Promiscuos, muy dados a las relaciones extraconyugales y, como consecuencia, tejedores de una red numerosa de hijos bastardos distribuidos por la geografía española y europea. Así han sido los reyes de la dinastía de los borbones, desde Felipe V de Anjou hasta Juan Carlos I.
Esa condición ha sido suficientemente reseñada por historiadores múltiples que han definido a esta estirpe de origen francés como personas pasionales y sensuales, tanto ellas como ellos, y éstos, especialmente atraídos por las divas de la escena.
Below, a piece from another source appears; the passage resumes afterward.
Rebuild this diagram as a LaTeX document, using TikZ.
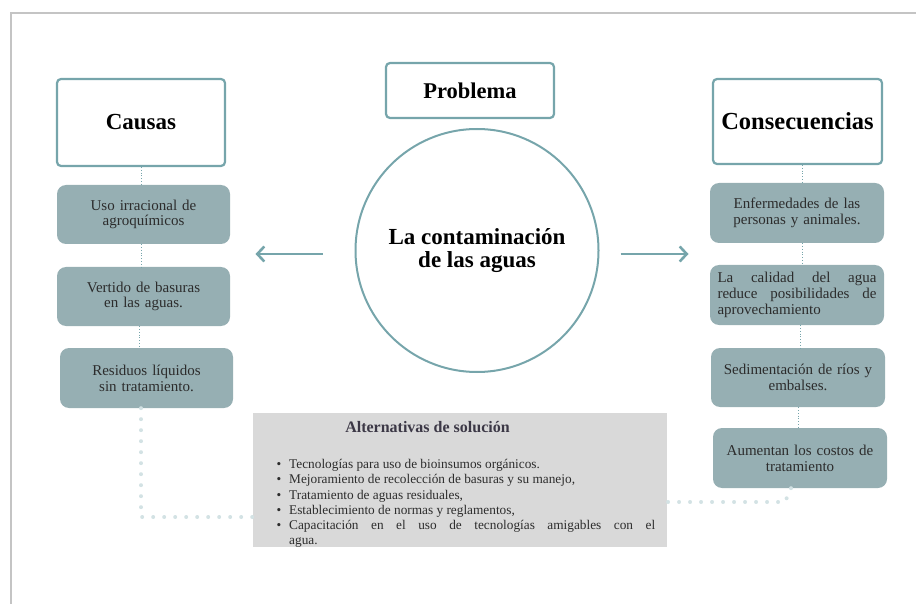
\documentclass[tikz,border=0pt]{standalone}
\usepackage{fontspec}
\setmainfont{Liberation Serif}
\usetikzlibrary{calc,arrows.meta}
\definecolor{tealline}{HTML}{76A5AB}
\definecolor{boxfill}{HTML}{96AFB3}
\definecolor{dotlight}{HTML}{D3E2E4}
\definecolor{altfill}{HTML}{D9D9D9}
\definecolor{frameline}{HTML}{C4C4C4}
\definecolor{boxtext}{HTML}{2C2C2C}
\definecolor{alttitle}{HTML}{3C3846}
\newcommand{\altitem}{\leavevmode\llap{\textbullet\hspace{8pt}}}
\tikzset{
	titlebox/.style={draw=tealline, line width=2.2pt, fill=white, rounded corners=4pt, font=\fontsize{23}{26}\selectfont\bfseries},
	causebox/.style={fill=boxfill, rounded corners=9pt, minimum width=173pt, minimum height=59pt, text width=162pt, align=center, text=boxtext, inner sep=0pt, font=\fontsize{15}{15.8}\selectfont},
	thindots/.style={draw=tealline, line width=0.8pt, dotted},
	bigdots/.style={draw=dotlight, line width=4pt, line cap=round, dash pattern=on 0pt off 11pt},
	sidearrow/.style={draw=tealline, line width=2.6pt, -{Straight Barb[length=7pt, width=15pt, line width=2.6pt]}}
}
\begin{document}
\begin{tikzpicture}[x=1pt, y=-1pt]
		%%%%% START %%%%%
		\useasboundingbox (0, 0) rectangle (916, 604);
		
		\draw[frameline, line width=2pt] (11, 604) -- (11, 13) -- (916, 13);
		
		% titles
		\node[titlebox, minimum width=168pt, minimum height=87pt] (causas) at (141, 122.5) {Causas};
		\node[titlebox, minimum width=168pt, minimum height=55pt, font=\fontsize{22.5}{25}\selectfont\bfseries] (problema) at (470, 90.5) {Problema};
		\node[titlebox, minimum width=169pt, minimum height=85pt, font=\fontsize{24.5}{26}\selectfont\bfseries] (consec) at (797.5, 121.5) {Consecuencias};
		
		\node[circle, draw=tealline, line width=2pt, minimum size=243pt, align=center, font=\fontsize{23}{23}\selectfont\bfseries] (agua) at (477, 250.5) {La contaminación\\de las aguas};
		
		% causas
		\node[causebox] (ca1) at (143.5, 214.5) {Uso irracional de\\agroquímicos};
		\node[causebox] (ca2) at (143.5, 296.5) {Vertido de basuras\\en las aguas.};
		\node[causebox, minimum height=60pt] (ca3) at (146.5, 378) {Residuos líquidos\\sin tratamiento.};
		
		% consecuencias
		\node[causebox, minimum width=174pt, minimum height=60pt] (co1) at (797, 213) {Enfermedades de las\\personas y animales.};
		\node[causebox, minimum width=174pt, minimum height=60pt, text width=159pt, align=justify] (co2) at (797, 295) {La calidad del agua\linebreak reduce posibilidades de\linebreak aprovechamiento};
		\node[causebox, minimum width=174pt] (co3) at (798, 377.5) {Sedimentación de ríos y\\embalses.};
		\node[causebox, minimum width=174pt, minimum height=60pt] (co4) at (800, 458) {Aumentan los costos de\\tratamiento};
		
		\draw[thindots] (causas.south) -- (causas.south |- ca1.north);
		\draw[thindots] (causas.south |- ca1.south) -- (causas.south |- ca2.north);
		\draw[thindots] ([xshift=-2pt]causas.south |- ca2.south) -- ([xshift=-2pt]causas.south |- ca3.north);
		
		\draw[thindots] ([xshift=4.5pt]consec.south) -- ([xshift=4.5pt]consec.south |- co1.north);
		\draw[thindots] ([xshift=4.5pt]consec.south |- co1.south) -- ([xshift=4.5pt]consec.south |- co2.north);
		\draw[thindots] ([xshift=2.5pt]consec.south |- co2.south) -- ([xshift=2.5pt]consec.south |- co3.north);
		\draw[thindots] ([xshift=0.5pt]consec.south |- co3.south) -- ([xshift=0.5pt]consec.south |- co4.north);
		
		% arrows
		\coordinate (lfrom) at ([xshift=-32pt, yshift=-3.5pt]agua.west);
		\coordinate (lto) at ([xshift=-99pt, yshift=-3.5pt]agua.west);
		\coordinate (rfrom) at ([xshift=21pt, yshift=-3.5pt]agua.east);
		\coordinate (rto) at ([xshift=89pt, yshift=-3.5pt]agua.east);
		\draw[sidearrow] (lfrom) -- (lto);
		\draw[sidearrow] (rfrom) -- (rto);
		
		% alternativas
		\node[fill=altfill, minimum width=414pt, minimum height=134pt, inner sep=0pt] (alt) at (460, 480) {};
		\node[text=alttitle, font=\fontsize{16}{17}\selectfont\bfseries, anchor=base] (alttit) at (427.5, 432) {Alternativas de solución};
		\node[text=boxtext, text width=366pt, align=justify, inner sep=0pt, anchor=north west, font=\fontsize{13.3}{15.3}\selectfont] (altlist) at (289, 459) {%
			\altitem Tecnologías para uso de bioinsumos orgánicos.\par
			\altitem Mejoramiento de recolección de basuras y su manejo,\par
			\altitem Tratamiento de aguas residuales,\par
			\altitem Establecimiento de normas y reglamentos,\par
			\altitem Capacitación en el uso de tecnologías amigables con el\linebreak agua.};
		
		\coordinate (lknee) at (141, 517);
		\coordinate (rknee) at (785, 502);
		\draw[bigdots] ([xshift=-5.5pt]ca3.south) -- (lknee) -- (lknee -| alt.west);
		\draw[bigdots] ([xshift=-9pt]co4.south) -- (rknee) -- (rknee -| alt.east);
		
		%%%%% END %%%%%
	\end{tikzpicture}
\end{document}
Para no irnos muy lejos en el tiempo, le ocurrió a Alfonso XII con Elena Sanz, afamada cantante de ópera, a su hijo, Alfonso XIII, con Celia Gámez, entre otras, y ahora ya ha trascendido el secreto a voces que supuso la relación de Juan Carlos I con la vedette, Bárbara Rey, que en los 70 y los 80 era una de las mujeres más deseadas de España.
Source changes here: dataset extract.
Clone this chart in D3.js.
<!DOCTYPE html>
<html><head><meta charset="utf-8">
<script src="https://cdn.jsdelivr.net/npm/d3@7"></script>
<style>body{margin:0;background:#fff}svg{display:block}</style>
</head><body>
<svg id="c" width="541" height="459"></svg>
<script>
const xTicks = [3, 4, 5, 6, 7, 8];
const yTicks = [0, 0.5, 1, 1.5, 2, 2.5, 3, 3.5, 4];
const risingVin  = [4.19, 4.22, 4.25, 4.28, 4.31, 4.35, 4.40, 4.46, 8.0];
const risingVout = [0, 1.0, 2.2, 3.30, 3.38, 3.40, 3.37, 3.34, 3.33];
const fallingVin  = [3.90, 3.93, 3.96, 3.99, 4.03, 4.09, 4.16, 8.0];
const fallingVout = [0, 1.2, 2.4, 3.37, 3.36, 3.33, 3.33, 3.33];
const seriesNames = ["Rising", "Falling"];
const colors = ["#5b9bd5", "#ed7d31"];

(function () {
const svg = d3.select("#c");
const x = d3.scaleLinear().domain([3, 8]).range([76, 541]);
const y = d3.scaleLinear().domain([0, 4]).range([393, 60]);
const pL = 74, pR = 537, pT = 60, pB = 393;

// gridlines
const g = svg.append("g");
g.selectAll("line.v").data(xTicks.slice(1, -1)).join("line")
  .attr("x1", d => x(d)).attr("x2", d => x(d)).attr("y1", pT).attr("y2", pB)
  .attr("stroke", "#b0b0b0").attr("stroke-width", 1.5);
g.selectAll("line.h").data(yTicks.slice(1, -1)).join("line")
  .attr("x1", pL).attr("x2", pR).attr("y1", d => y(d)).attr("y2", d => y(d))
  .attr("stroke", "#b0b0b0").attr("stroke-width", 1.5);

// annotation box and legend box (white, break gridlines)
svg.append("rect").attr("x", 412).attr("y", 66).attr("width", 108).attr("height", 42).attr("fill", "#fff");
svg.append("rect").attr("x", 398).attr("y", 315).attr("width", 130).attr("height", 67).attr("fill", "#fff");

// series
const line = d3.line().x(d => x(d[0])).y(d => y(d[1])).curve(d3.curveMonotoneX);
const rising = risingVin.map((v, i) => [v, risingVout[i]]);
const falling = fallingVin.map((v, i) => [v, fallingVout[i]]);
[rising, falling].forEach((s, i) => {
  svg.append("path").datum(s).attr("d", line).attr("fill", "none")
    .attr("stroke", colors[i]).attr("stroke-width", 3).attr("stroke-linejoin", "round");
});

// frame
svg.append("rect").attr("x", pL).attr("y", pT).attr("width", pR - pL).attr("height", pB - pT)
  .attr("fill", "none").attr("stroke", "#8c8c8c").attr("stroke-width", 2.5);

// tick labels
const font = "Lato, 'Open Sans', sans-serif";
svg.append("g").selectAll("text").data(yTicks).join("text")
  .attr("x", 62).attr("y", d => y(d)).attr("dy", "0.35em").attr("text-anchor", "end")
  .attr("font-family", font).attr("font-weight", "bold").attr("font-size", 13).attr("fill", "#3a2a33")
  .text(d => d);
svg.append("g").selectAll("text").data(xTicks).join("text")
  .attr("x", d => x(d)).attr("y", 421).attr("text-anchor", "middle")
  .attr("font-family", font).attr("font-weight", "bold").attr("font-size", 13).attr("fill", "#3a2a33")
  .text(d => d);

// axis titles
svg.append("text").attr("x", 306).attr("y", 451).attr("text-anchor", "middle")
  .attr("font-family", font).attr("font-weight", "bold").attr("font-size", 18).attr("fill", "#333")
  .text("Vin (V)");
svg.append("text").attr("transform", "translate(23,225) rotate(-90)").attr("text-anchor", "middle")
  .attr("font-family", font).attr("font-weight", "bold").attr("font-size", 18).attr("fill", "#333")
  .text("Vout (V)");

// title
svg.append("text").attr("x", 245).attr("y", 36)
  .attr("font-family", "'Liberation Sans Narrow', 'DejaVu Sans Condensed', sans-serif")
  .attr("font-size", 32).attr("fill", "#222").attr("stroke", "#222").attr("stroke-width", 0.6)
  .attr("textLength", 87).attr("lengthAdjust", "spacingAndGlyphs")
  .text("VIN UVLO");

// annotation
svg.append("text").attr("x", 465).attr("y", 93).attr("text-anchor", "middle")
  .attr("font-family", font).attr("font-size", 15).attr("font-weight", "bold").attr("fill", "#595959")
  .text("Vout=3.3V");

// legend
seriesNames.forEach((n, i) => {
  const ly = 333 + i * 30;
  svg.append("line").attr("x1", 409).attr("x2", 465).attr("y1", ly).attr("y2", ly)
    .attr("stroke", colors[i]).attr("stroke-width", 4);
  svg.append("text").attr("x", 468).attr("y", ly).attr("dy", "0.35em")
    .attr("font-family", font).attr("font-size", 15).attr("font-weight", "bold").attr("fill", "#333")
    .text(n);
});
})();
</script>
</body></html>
Al rey emérito le han puesto patas arriba su plácida jubilación a partir de las revelaciones de sus juegos de cama con la ex del domador, que probablemente, abrirán la espoleta para que le aparezcan tantas amantes como animales habrá cazado a lo largo de su vida.
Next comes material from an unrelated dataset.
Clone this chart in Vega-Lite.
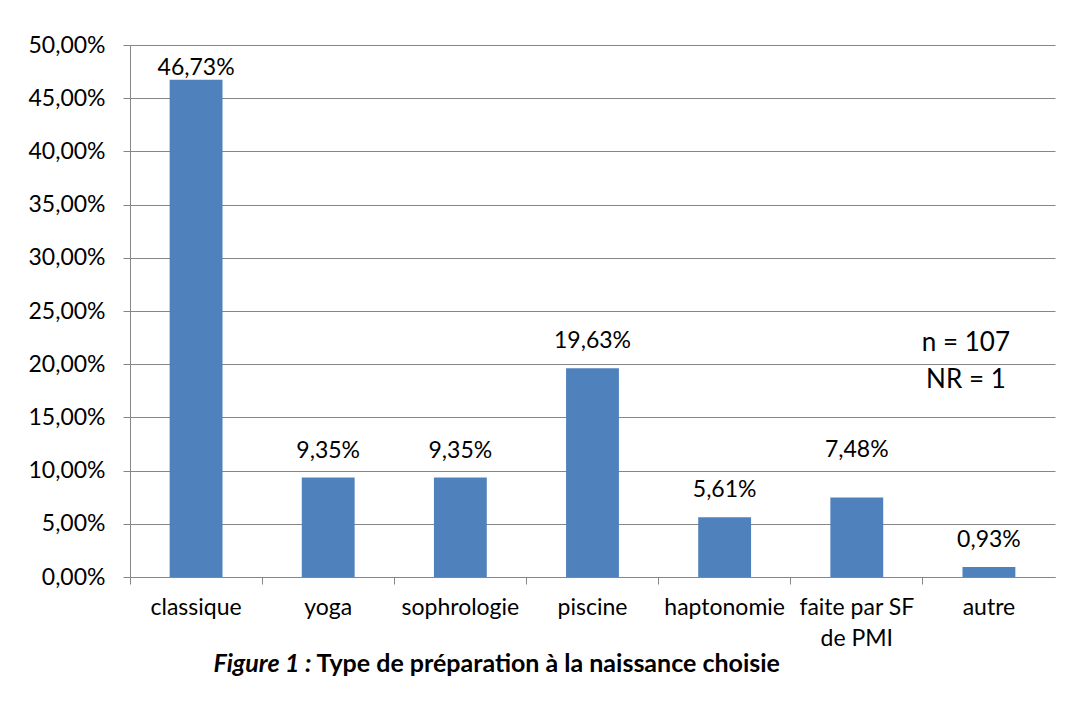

De su atracción por las bellas mujeres para satisfacer sus instintos depredadores independientemente del estado civil, él responderá ante quien deba hacerlo. Sin embargo, su vida licenciosa alcanza otra dimensión lamentable si ésta ha supuesto un desembolso generoso que ha salido de los fondos reservados del Estado, como han denunciado algunos medios de comunicación, para mantener calladas a sus aventuras extramatrimoniales.
Personaje fundamental en la transición española para desmontar el franquismo desde las propias leyes del Movimiento junto a Suárez y Fernández Miranda, Juan Carlos I ha liderado la monarquía parlamentaria durante 40 años con el acierto que refleja la madurez de nuestra democracia. Que ahora su nombre sea alimento de la telebasura es ruin aunque él sea el único responsable de la carnaza.